# tips on lowering rear on mk4 gti even more



## 1.8freee (Nov 12, 2010)

Hey,

so i have a quick question, i have looked but came up kind of empty. So i am running 17x10 bbs rs in the rear and would like to go even lower. My front end is laying subframe as it is, but my rear end is still way too high for my liking ( i can drive on it fully aired out with no rubbing ) 

I am running the Airlift XLs in the front and the airlift bags in the rear with bilstein shocks. I was wondering if anyone had any tips on how i could lower the rear end more? Either the bag is holding me up or i am already sitting on the rear beam. Any ideas on what could be holding me up? (bracket on the bag?)

Please don't say get the drop plates, because that won't help me out with this.

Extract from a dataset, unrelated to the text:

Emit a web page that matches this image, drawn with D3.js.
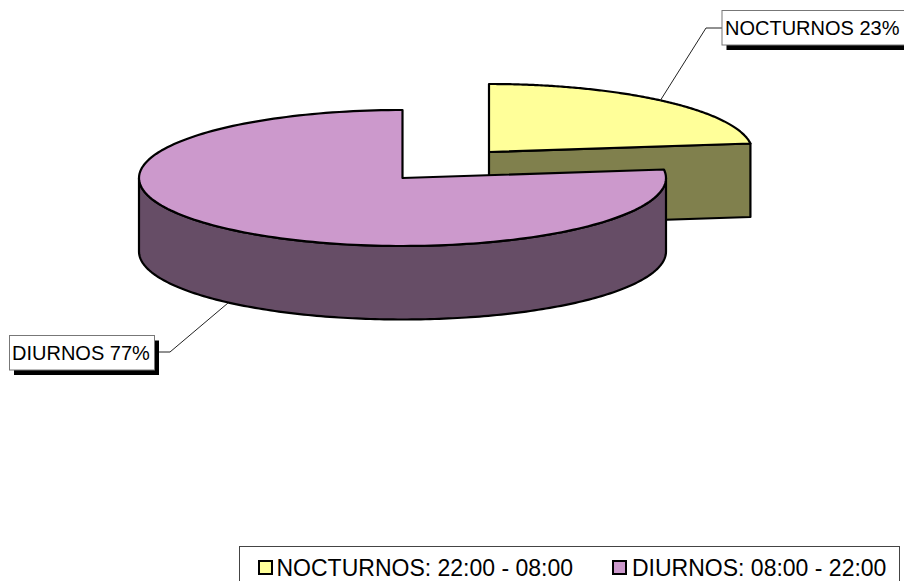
<!DOCTYPE html>
<html>
<head>
<meta charset="utf-8">
<script src="https://cdn.jsdelivr.net/npm/d3@7/dist/d3.min.js"></script>
<style>
html,body{margin:0;padding:0;background:#fff;overflow:hidden}
svg{display:block}
text{font-family:"Liberation Sans",Arial,sans-serif;fill:#000}
</style>
</head>
<body>
<div id="chart"></div>
<script>
const categories = ["NOCTURNOS", "DIURNOS"];
const values = [23, 77];
const legendLabels = ["NOCTURNOS: 22:00 - 08:00", "DIURNOS: 08:00 - 22:00"];
const topColors = ["#FFFF99", "#CC99CC"];
const sideColors = ["#80804D", "#664D66"];

const W = 904, H = 581;
const rx = 263.5, ry = 68, depth = 73.5;
const centres = [{x: 489, y: 152}, {x: 402.5, y: 178}];
const labelBoxes = [
  {x: 722, y: 10.5, w: 190, h: 34.5, tx: 725, leader: [[660, 101], [706, 28], [722, 28]]},
  {x: 9.5, y: 335.5, w: 145, h: 34.5, tx: 12, leader: [[228, 303], [170, 352], [155, 352]]}
];

const svg = d3.select("#chart").append("svg").attr("width", W).attr("height", H);
const arcs = d3.pie().sort(null).value(d => d)(values);

function project(i) {
  const c = centres[i];
  const sx = d3.scaleLinear().domain([-1, 1]).range([c.x - rx, c.x + rx]);
  const sy = d3.scaleLinear().domain([-1, 1]).range([c.y - ry, c.y + ry]);
  return (a, dz = 0) => [sx(Math.sin(a)), sy(-Math.cos(a)) + dz];
}
const line = d3.line();

function topPath(i) {
  const p = project(i), a = arcs[i];
  const steps = d3.range(0, 181).map(k => a.startAngle + (a.endAngle - a.startAngle) * k / 180);
  return line([[centres[i].x, centres[i].y], ...steps.map(t => p(t))]) + "Z";
}
function styled(sel, fill) {
  return sel.attr("fill", fill).attr("stroke", "#000").attr("stroke-width", 2.2).attr("stroke-linejoin", "round");
}

// Nocturnos: the exposed cut face runs from the apex to the end of the arc
{
  const p = project(0), a = arcs[0], c = centres[0];
  const e = p(a.endAngle), f = p(a.endAngle, depth);
  styled(svg.append("path").attr("d", line([[c.x, c.y], e, f, [c.x, c.y + depth]]) + "Z"), sideColors[0]);
  styled(svg.append("path").attr("d", topPath(0)), topColors[0]);
}

// Diurnos: outer wall along the front half of the ellipse
{
  const p = project(1);
  const from = Math.PI / 2, to = 1.5 * Math.PI;
  const rim = d3.range(0, 181).map(k => from + (to - from) * k / 180);
  const pts = [...rim.map(t => p(t)), ...rim.slice().reverse().map(t => p(t, depth))];
  styled(svg.append("path").attr("d", line(pts) + "Z"), sideColors[1]);
  styled(svg.append("path").attr("d", topPath(1)), topColors[1]);
}

// Data labels with leader lines and hard shadows
categories.forEach((name, i) => {
  const b = labelBoxes[i];
  svg.append("path").attr("d", line(b.leader)).attr("fill", "none")
    .attr("stroke", "#222").attr("stroke-width", 1);
  svg.append("rect").attr("x", b.x + 4.5).attr("y", b.y + 5).attr("width", b.w).attr("height", b.h).attr("fill", "#000");
  svg.append("rect").attr("x", b.x).attr("y", b.y).attr("width", b.w).attr("height", b.h)
    .attr("fill", "#fff").attr("stroke", "#777").attr("stroke-width", 1);
  svg.append("text").attr("x", b.tx).attr("y", b.y + 24.5).attr("font-size", 20)
    .text(`${name} ${values[i]}%`);
});

// Legend
svg.append("rect").attr("x", 239.5).attr("y", 546.5).attr("width", 660).attr("height", 50)
  .attr("fill", "#fff").attr("stroke", "#444").attr("stroke-width", 1);
const legendX = [259, 613];
const legendTextX = [276.5, 632];
legendLabels.forEach((label, i) => {
  svg.append("rect").attr("x", legendX[i]).attr("y", 561).attr("width", 13).attr("height", 13)
    .attr("fill", topColors[i]).attr("stroke", "#000").attr("stroke-width", 2);
  svg.append("text").attr("x", legendTextX[i]).attr("y", 576).attr("font-size", 23)
    .text(label);
});
</script>
</body>
</html>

I am basically asking what are some tricks i could do to get my rear end lower. Thanks for any help. I am sure someone has done something to drop the rear.

here is a crappy cellphone pic of the car.


----------



## kilimats (Mar 5, 2006)

http://forums.vwvortex.com/showthread.php?5441832-Modifying-MK4-Airlift-Rear&highlight=mk4


----------



## 1.8freee (Nov 12, 2010)

Thanks kilimats. I havent gotten under the car yet but i figured that is what was going on. I saw a thread where someone drilled through the body and ran the lines and everything that way and ended up removing the bracket. This is just a project that has been going on in my head for a few days now and will get started while i'm doing the 24v swap after xmas around the end of january..

hopefully the rear beam won't hold me up after that.


----------



## President Lincoln (Jun 27, 2005)

Seems like the Bagyard rears go lower.


----------



## prospal (Mar 8, 2011)

you took out your bumpstops, right?


----------



## 1.8freee (Nov 12, 2010)

bump stops? on air suspension?! off course i took them out.


----------



## 1.8freee (Nov 12, 2010)

dOWa242 said:


> Seems like the Bagyard rears go lower.


i was just looking at that. They don't use the bracket like the airlift ones which seems to be able to get you maybe a full inch lower. For now i think i will customize the bracket before dropping $600 on the bagyard rears. It is xmas and all... and all my money went to xmas presents.. damn family!!! haha!


----------



## blue bags (Jul 1, 2009)

$379 and your problems are solved.

ive been running these for a few years now and any mk4 install ive done i always sway people in this direction. When your tires arent hitting theyll go all the way down til the rear beam hits the body and they ride great. 

http://www.airassisted.ca/us/product_info.php?cPath=91_92_113_500&products_id=1166

ive also heard of people cutting down mk4 rear airlift brackets, but from installing both i think the ride quality and lift/drop is better on the firestones from Air assisted. also nice to see a nice machined metal bracket instead of plastic


----------



## mrgreek2002 (Sep 30, 2002)

I just got the rear firestone bag kit from AAC. Haven't installed them just yet though. I was also told they go real low, that's why I got them!


----------



## Slamtastic (Jul 24, 2010)

Checkout what MechEngg has posted in the last couple pages.

http://forums.vwvortex.com/showthread.php?5446987-DIY-Low-done-Right/page4


----------



## blue bags (Jul 1, 2009)

the drop plates are rad, but camber on a solid rear beam car will never be perfected because it wont correct itself at ride height, even if the tow is perfect itll still wear and ride worse than a mk5 on air that will go a little bit more into spec when the car is lifted.


----------



## prospal (Mar 8, 2011)

1.8freee said:


> bump stops? on air suspension?! off course i took them out.


juuuuuust checkin


----------